Não demorou muito e o socorro chegou. Tusnelda fez questão de acompanhar o bebê até o hospital. De lá, após ver que estava tudo bem, seguiu para o trabalho. “Não sei o que levou alguém a abandonar este anjinho no meio da rua, mas sei que foi Deus que me colocou no caminho dela para encontrá-la. Infelizmente, não posso ficar com ela, mas sei que alguém vai cuidar muito desta menininha. Sei que não posso nem dar um nome para ela, mas ficaria feliz se a chamassem de Luana, gosto muito deste nome”, diz Nelda, com a pequena em seus braços, ao se despedir.
Bem e saudável
Ao dar entrada na pediatria do Hospital e Maternidade Sagrada Família, a criança foi prontamente atendida pela equipe de plantão. Ontem à tarde, já tinha passado pelos principais exames. “Ela é saudável. Está ótima. Não tem nenhuma doença e deve ganhar alta em alguns dias. A menina, de cabelos negros e olhos azuis, nasceu de 38 semanas e meia”, informou a diretora do hospital.
Irmã Beatriz explica que quando a menina chegou ao hospital estava com princípio de hipotermia. “É certo que este bebê nasceu em casa, na madrugada, e estava abandonado há poucos instantes. Seria difícil sobreviver se demorasse muito mais a ser resgatada”, disse.
Encaminhada a adoção
irmã Beatriz (foto - Djulia Djusten) Assim que a recém-nascida chegou ao hospital, o Conselho Tutelar do município e a Polícia Civil foram alertados. De acordo com a diretora, quando receber alta, ela será encaminhada à adoção. “Existe uma grande lista de espera de pessoas que querem adotar um bebê. Esta criança fará a alegria de uma família”, comenta irmã Beatriz.

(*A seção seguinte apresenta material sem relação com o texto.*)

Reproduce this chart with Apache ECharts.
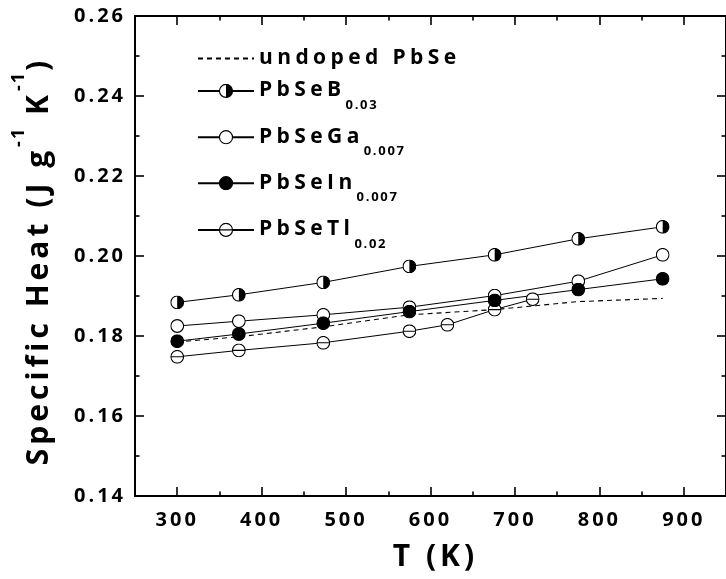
<!DOCTYPE html>
<html>
<head>
<meta charset="utf-8">
<script src="https://cdn.jsdelivr.net/npm/echarts@6.0.0/dist/echarts.min.js"></script>
<style>
html,body{margin:0;padding:0;background:#fff;}
#chart{width:726px;height:579px;}
</style>
</head>
<body>
<div id="chart"></div>
<script>
// ---- data ----
const T = [300, 373, 473, 575, 676, 775, 875];
const undopedPbSe = [0.1785, 0.1798, 0.1823, 0.1853, 0.1866, 0.1886, 0.1894];
const PbSeB = [0.1884, 0.1903, 0.1934, 0.1974, 0.2003, 0.2043, 0.2073];
const PbSeGa = [0.1825, 0.1837, 0.1853, 0.1872, 0.1901, 0.1937, 0.2003];
const PbSeIn = [0.1787, 0.1805, 0.1832, 0.1861, 0.1889, 0.1916, 0.1943];
const T_Tl = [300, 373, 473, 575, 620, 676, 721];
const PbSeTl = [0.1748, 0.1764, 0.1783, 0.1812, 0.1828, 0.1866, 0.1892];

const legendBase = ['undoped PbSe', 'PbSeB', 'PbSeGa', 'PbSeIn', 'PbSeTl'];
const legendSub = ['', '0.03', '0.007', '0.007', '0.02'];

const xMajor = [300, 400, 500, 600, 700, 800, 900];
const xMinor = [350, 450, 550, 650, 750, 850];
const yMajor = [0.14, 0.16, 0.18, 0.20, 0.22, 0.24, 0.26];
const yMinor = [0.15, 0.17, 0.19, 0.21, 0.23, 0.25];

// ---- letter spacing via font family marker (LSnn = nn/10 px) ----
(function () {
  const proto = CanvasRenderingContext2D.prototype;
  const d = Object.getOwnPropertyDescriptor(proto, 'font');
  if (!d || !('letterSpacing' in proto)) return;
  Object.defineProperty(proto, 'font', {
    configurable: true,
    enumerable: d.enumerable,
    get: function () { return d.get.call(this); },
    set: function (v) {
      d.set.call(this, v);
      const m = /LS(\d+)/.exec(v);
      this.letterSpacing = (m ? (+m[1]) / 10 : 0) + 'px';
    }
  });
})();

const F = (ls) => '"Open Sans", LS' + ls;

function sym(kind) {
  let s = "<svg xmlns='http://www.w3.org/2000/svg' width='28' height='28' viewBox='0 0 28 28'>";
  if (kind === 'B') {
    s += "<circle cx='14' cy='14' r='12.7' fill='white'/>";
    s += "<path d='M14 1.3 A12.7 12.7 0 0 1 14 26.7 Z' fill='black'/>";
    s += "<circle cx='14' cy='14' r='12.7' fill='none' stroke='black' stroke-width='2.2'/>";
  } else if (kind === 'Ga') {
    s += "<circle cx='14' cy='14' r='12.7' fill='white' stroke='black' stroke-width='2.2'/>";
  } else if (kind === 'In') {
    s += "<circle cx='14' cy='14' r='12.7' fill='black' stroke='black' stroke-width='2.2'/>";
  } else {
    s += "<circle cx='14' cy='14' r='12.7' fill='white'/>";
    s += "<path d='M1.3 14 H26.7' stroke='black' stroke-width='2.2'/>";
    s += "<circle cx='14' cy='14' r='12.7' fill='none' stroke='black' stroke-width='2.2'/>";
  }
  s += "</svg>";
  return 'image://data:image/svg+xml;charset=utf-8,' + encodeURIComponent(s);
}

const seriesNames = legendBase.map((b, i) => b + legendSub[i]);
const pairs = (xs, ys) => xs.map((x, i) => [x, ys[i]]);

const richLegend = {
  u: { fontSize: 21, fontWeight: 'bold', fontFamily: F(44), color: '#000', lineHeight: 22 },
  m: { fontSize: 21, fontWeight: 'bold', fontFamily: F(44), color: '#000', lineHeight: 22, padding: [10, 0, 11, 0] },
  s: { fontSize: 13, fontWeight: 'bold', fontFamily: F(17), color: '#000', lineHeight: 14, padding: [29, 0, 0, 0] }
};

const legendTops = [45.7, 67.7, 114, 160, 206.7];
const legends = seriesNames.map((nm, i) => ({
  left: 197,
  top: legendTops[i],
  orient: 'vertical',
  padding: 0,
  itemWidth: 56,
  itemHeight: 18,
  selectedMode: false,
  data: i === 0 ? [{ name: nm, itemStyle: { opacity: 0 } }] : [nm],
  formatter: function () {
    return legendSub[i] ? '{m|' + legendBase[i] + '}{s|' + legendSub[i] + '}' : '{u|' + legendBase[i] + '}';
  },
  textStyle: { color: '#000', rich: richLegend }
}));

const tickLabel = { fontSize: 20, fontWeight: 'bold', fontFamily: F(30), color: '#000' };
const axLine = { show: true, lineStyle: { color: '#000', width: 2 } };
const majTick = (vals) => ({ show: true, inside: true, length: 9, customValues: vals, lineStyle: { color: '#000', width: 1.6 } });
const minTick = (vals) => ({ show: true, inside: true, length: 4.5, customValues: vals, lineStyle: { color: '#000', width: 1.6 } });

const xBase = { type: 'value', gridIndex: 0, min: 250, max: 950, splitLine: { show: false } };
const yBase = { type: 'value', gridIndex: 0, min: 0.14, max: 0.26, splitLine: { show: false } };

const option = {
  animation: false,
  backgroundColor: '#fff',
  grid: { left: 135, top: 16, width: 597, height: 480, containLabel: false },
  legend: legends,
  xAxis: [
    Object.assign({}, xBase, {
      position: 'bottom',
      axisLine: axLine,
      axisTick: majTick(xMajor),
      axisLabel: Object.assign({ customValues: xMajor, margin: 13 }, tickLabel),
      name: 'T (K)',
      nameLocation: 'middle',
      nameGap: 44,
      nameTextStyle: { fontSize: 30, fontWeight: 'bold', fontFamily: F(40), color: '#000', padding: [0, 0, 0, 10] }
    }),
    Object.assign({}, xBase, { position: 'bottom', axisLine: { show: false }, axisTick: minTick(xMinor), axisLabel: { show: false } }),
    Object.assign({}, xBase, { position: 'top', axisLine: axLine, axisTick: majTick(xMajor), axisLabel: { show: false } }),
    Object.assign({}, xBase, { position: 'top', axisLine: { show: false }, axisTick: minTick(xMinor), axisLabel: { show: false } })
  ],
  yAxis: [
    Object.assign({}, yBase, {
      position: 'left',
      axisLine: axLine,
      axisTick: majTick(yMajor),
      axisLabel: Object.assign({ customValues: yMajor, margin: 9, formatter: (v) => v.toFixed(2) }, tickLabel),
      name: '{m|Specific Heat (J g}{s|-1}{m| K}{s|-1}{m|)}',
      nameLocation: 'middle',
      nameGap: 85,
      nameTextStyle: {
        color: '#000',
        padding: [0, 10, 0, 0],
        rich: {
          m: { fontSize: 30, fontWeight: 'bold', fontFamily: F(40), color: '#000', lineHeight: 34, padding: [12, 0, 0, 0] },
          s: { fontSize: 18, fontWeight: 'bold', fontFamily: F(20), color: '#000', lineHeight: 18, padding: [0, 0, 28, 0] }
        }
      }
    }),
    Object.assign({}, yBase, { position: 'left', axisLine: { show: false }, axisTick: minTick(yMinor), axisLabel: { show: false } }),
    Object.assign({}, yBase, { position: 'right', axisLine: axLine, axisTick: majTick(yMajor), axisLabel: { show: false } }),
    Object.assign({}, yBase, { position: 'right', axisLine: { show: false }, axisTick: minTick(yMinor), axisLabel: { show: false } })
  ],
  series: [
    {
      name: seriesNames[0], type: 'line', data: pairs(T, undopedPbSe),
      symbol: 'none', color: '#000',
      lineStyle: { color: '#000', width: 1.1, type: [5, 4] }
    },
    {
      name: seriesNames[4], type: 'line', data: pairs(T_Tl, PbSeTl),
      symbol: sym('Tl'), symbolSize: 14, color: '#000',
      lineStyle: { color: '#000', width: 1 }
    },
    {
      name: seriesNames[2], type: 'line', data: pairs(T, PbSeGa),
      symbol: sym('Ga'), symbolSize: 14, color: '#000',
      lineStyle: { color: '#000', width: 1 }
    },
    {
      name: seriesNames[3], type: 'line', data: pairs(T, PbSeIn),
      symbol: sym('In'), symbolSize: 14, color: '#000',
      lineStyle: { color: '#000', width: 1 }
    },
    {
      name: seriesNames[1], type: 'line', data: pairs(T, PbSeB),
      symbol: sym('B'), symbolSize: 14, color: '#000',
      lineStyle: { color: '#000', width: 1 }
    }
  ]
};

const chart = echarts.init(document.getElementById('chart'), null, { renderer: 'canvas' });
chart.setOption(option);
</script>
</body>
</html>
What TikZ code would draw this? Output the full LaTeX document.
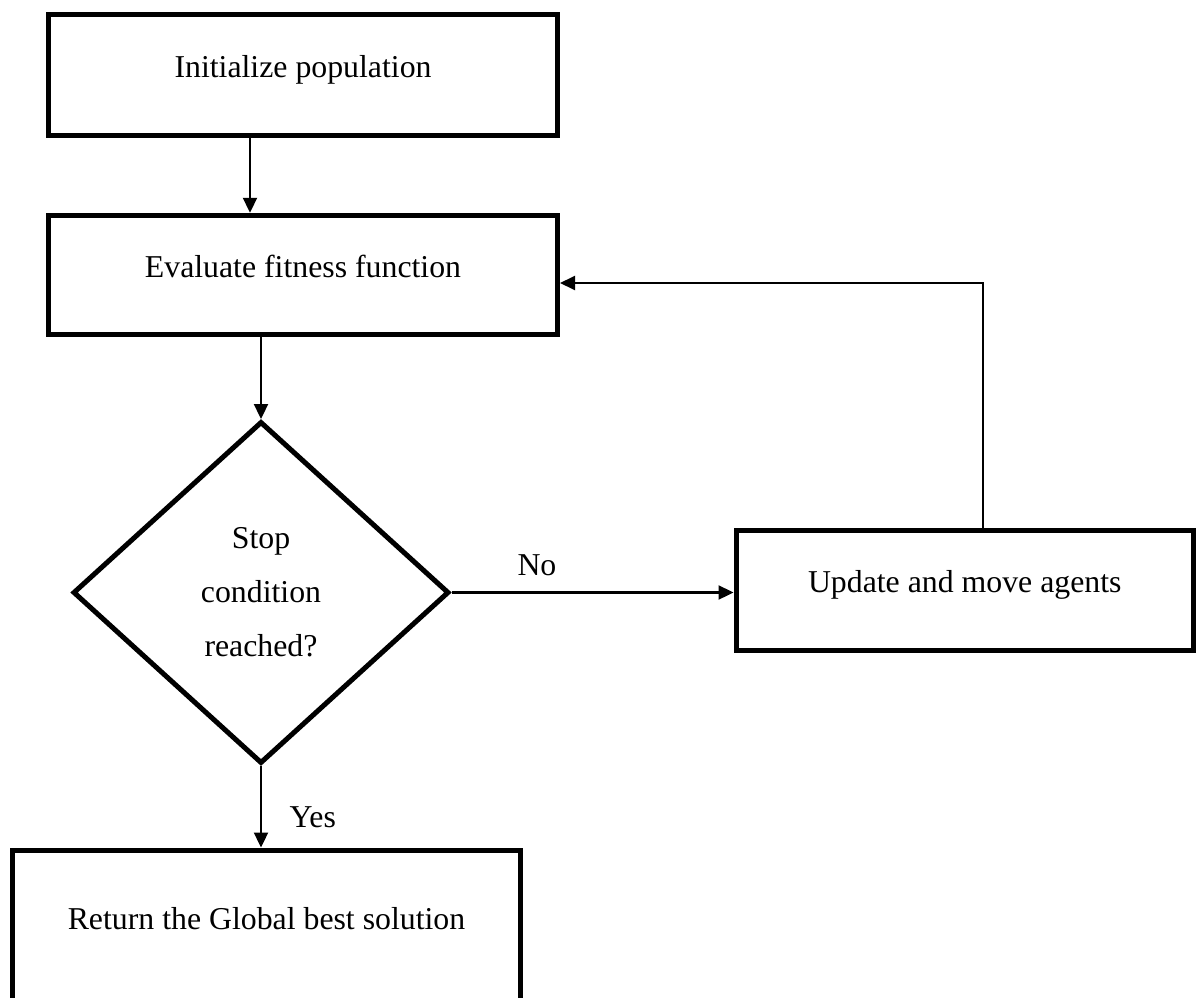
\documentclass[tikz,border=0pt]{standalone}
\usepackage{fontspec}
\setmainfont{Liberation Serif}
\usetikzlibrary{shapes.geometric,arrows.meta}
\begin{document}
\begin{tikzpicture}[x=1pt,y=-1pt,
  box/.style={draw,line width=5pt,rectangle,inner sep=0pt,text height=24pt,text depth=19pt,font=\fontsize{31.8}{38}\selectfont},
  dec/.style={draw,line width=5pt,diamond,inner sep=0pt,align=center,font=\fontsize{31.8}{54}\selectfont},
  arr/.style={line width=2.3pt,-{Triangle[length=15pt,width=14pt]}},
  lbl/.style={inner sep=0pt,font=\fontsize{31.8}{38}\selectfont}]
\useasboundingbox (0,0) rectangle (1196,998);
\node[box,minimum width=509pt,minimum height=120pt] (init) at (303,75) {Initialize population};
\node[box,minimum width=509pt,minimum height=119.5pt] (eval) at (303,275) {Evaluate fitness function};
\node[dec,minimum width=376pt,minimum height=342pt] (stop) at (261,592.5) {Stop\\condition\\reached?};
\node[box,minimum width=457.5pt,minimum height=120.5pt] (upd) at (964.75,590.25) {Update and move agents};
\node[box,minimum width=508pt,minimum height=153pt] (ret) at (266.5,926.5) {Return the Global best solution};
\draw[arr] ([xshift=-53pt]init.south) -- ([xshift=-53pt]eval.north);
\draw[arr] (stop.north |- eval.south) -- (stop.north);
\draw[arr] (stop.east) -- (stop.east -| upd.west) node[lbl,pos=0.303,anchor=base,yshift=17.5pt]{No};
\draw[arr] (stop.south) -- (stop.south |- ret.north) node[lbl,pos=0.76,anchor=base west,xshift=27.5pt]{Yes};
\draw[arr,line width=1.9pt] ([xshift=18.5pt]upd.north) |- ([yshift=-8pt]eval.east);
\end{tikzpicture}
\end{document}
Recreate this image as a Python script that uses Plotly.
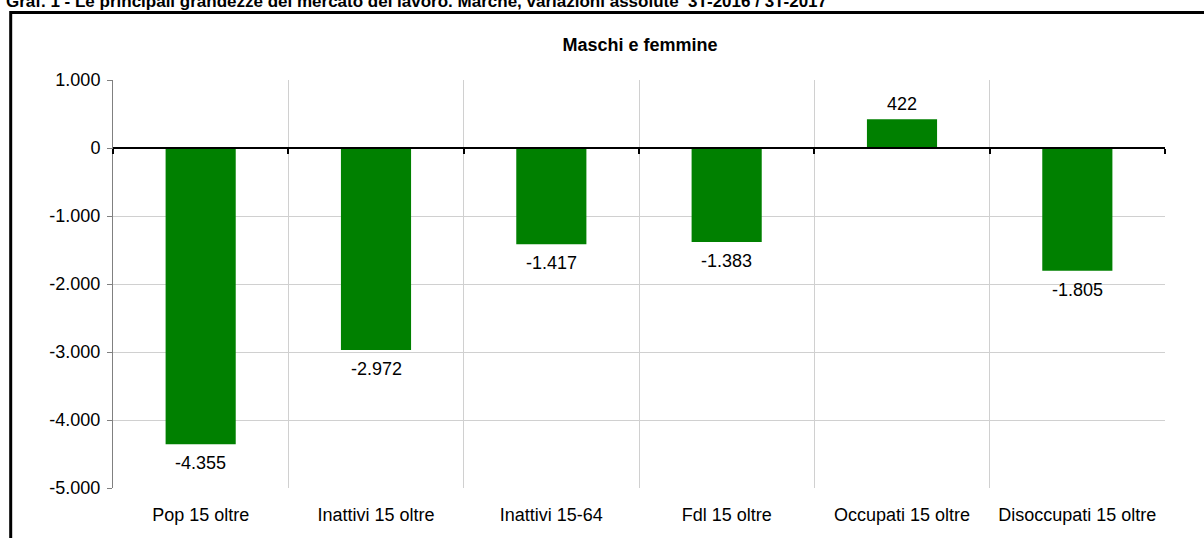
import plotly.graph_objects as go

# Data
categories = ['Pop 15 oltre', 'Inattivi 15 oltre', 'Inattivi 15-64',
              'Fdl 15 oltre', 'Occupati 15 oltre', 'Disoccupati 15 oltre']
values = [-4355, -2972, -1417, -1383, 422, -1805]
y_ticks = [1000, 0, -1000, -2000, -3000, -4000, -5000]
y_range = [-5000, 1000]

chart_title = ('Graf. 1 - Le principali grandezze del mercato del lavoro. '
               'Marche, variazioni assolute  3T-2016 / 3T-2017')
plot_title = 'Maschi e femmine'


def it_number(v):
    """Format with Italian thousands separator and ASCII minus"""
    return f'{v:,}'.replace(',', '.')


positions = list(range(len(categories)))
boundaries = [p - 0.5 for p in positions] + [positions[-1] + 0.5]
x_range = [boundaries[0], boundaries[-1]]
zero_pos = (0 - y_range[0]) / (y_range[1] - y_range[0])

FONT = 'Liberation Sans, Arial, sans-serif'
FS = 18

fig = go.Figure()

fig.add_trace(go.Bar(
    x=positions, y=values, width=0.4,
    marker=dict(color='#008000', line=dict(width=0)),
    hoverinfo='skip', showlegend=False,
))
# invisible trace so the category-label axis gets drawn
fig.add_trace(go.Scatter(
    x=positions, y=values, xaxis='x2', mode='markers',
    marker=dict(opacity=0), hoverinfo='skip', showlegend=False,
))

# Value labels beyond the end of each bar
for x, v in zip(positions, values):
    fig.add_annotation(
        x=x, y=v, xref='x', yref='y', text=it_number(v), showarrow=False,
        yanchor='top' if v < 0 else 'bottom',
        yshift=-7 if v < 0 else 3,
        font=dict(size=FS, color='black', family=FONT),
    )

fig.update_layout(
    width=1204, height=538,
    margin=dict(l=113, r=39, t=80, b=50),
    plot_bgcolor='white', paper_bgcolor='white',
    font=dict(family=FONT, size=FS, color='black'),
    title=dict(text=plot_title, x=0.5315, xanchor='center',
               y=1 - 45 / 538, yanchor='middle',
               font=dict(size=FS, weight='bold', color='black')),
    # x axis crossing at zero, with boundary ticks and grid
    xaxis=dict(
        range=x_range, anchor='free', position=zero_pos,
        tickvals=boundaries, showticklabels=False,
        ticks='outside', ticklen=5, tickwidth=2, tickcolor='black',
        showline=True, linecolor='black', linewidth=2,
        showgrid=True, gridcolor='#d0d0d0', gridwidth=1,
        zeroline=False, fixedrange=True,
    ),
    # category labels along the bottom
    xaxis2=dict(
        range=x_range, overlaying='x', anchor='y', side='bottom',
        tickvals=positions, ticktext=categories,
        ticks='outside', ticklen=10, tickcolor='rgba(0,0,0,0)',
        showgrid=False, showline=False, zeroline=False, fixedrange=True,
        tickfont=dict(size=FS),
    ),
    yaxis=dict(
        range=y_range, tickvals=y_ticks,
        ticktext=[it_number(v) for v in y_ticks],
        ticks='outside', ticklen=5, tickcolor='#808080',
        ticklabelstandoff=3,
        showline=True, linecolor='#808080', linewidth=1,
        showgrid=True, gridcolor='#d0d0d0', gridwidth=1,
        zeroline=False, fixedrange=True,
    ),
    bargap=0.6,
)

# Outer chart frame (cut by the image edges on right and bottom)
fig.add_shape(type='rect', xref='paper', yref='paper',
              x0=(10.7 - 113) / 1052, x1=1.3,
              y0=-0.4, y1=(488 - 12.5) / 408,
              line=dict(color='black', width=3), layer='above')

# Chart caption, partly cut off at the top
fig.add_annotation(text=f'<b>{chart_title}</b>', showarrow=False,
                   xref='paper', yref='paper',
                   x=(4 - 113) / 1052, xanchor='left',
                   y=(488 - 1) / 408, yanchor='middle',
                   font=dict(size=17, color='black', family=FONT))

# page has a default body margin; remove it so the chart sits at 0,0
fig.write_html('out.html', config={'displayModeBar': False},
               post_script="document.body.style.margin='0';")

A religiosa acrescenta que são comuns os casos de mães que não querem, ou não podem, ficar com seus filhos. “Não é porque a mulher não quer ficar com a criança que ela precisa abandoná-la nas ruas. Se a mulher não quer ficar com a criança, ela pode vir ao hospital, fazer aqui o parto e na hora a criança já será encaminhada à adoção. É um processo simples e sigiloso, que garante a saúde da mãe e do bebê”, acrescenta.
Caso investigado pela PC
A Polícia Civil de São Bento do Sul abriu um inquérito para investigar o caso. Segundo o delegado Ricardo Casarrolli, a mãe que abandonou a criança pode responder por dois crimes. “Nestes casos há duas sanções penais para a mãe. A primeira, seria infanticídio; a segunda, abandono de incapaz. Ao que tudo indica, a mãe deixou a criança ali para que ela fosse encontrada, não me parece que a intenção desta mãe era matar a recém-nascida”, avalia o delegado.
O crime para abandono de incapaz, previsto na Lei 133, prevê pena de seis meses a três anos de prisão, que pode ser aumentada em um terço no caso de o acusado ser parente direto da criança. “Neste caso, a maior dificuldade é identificar a mãe. Mesmo assim, o caso segue, sendo investigado pela Delegacia da Mulher, Criança, Adolescente e Idoso”, finaliza Casarrolli.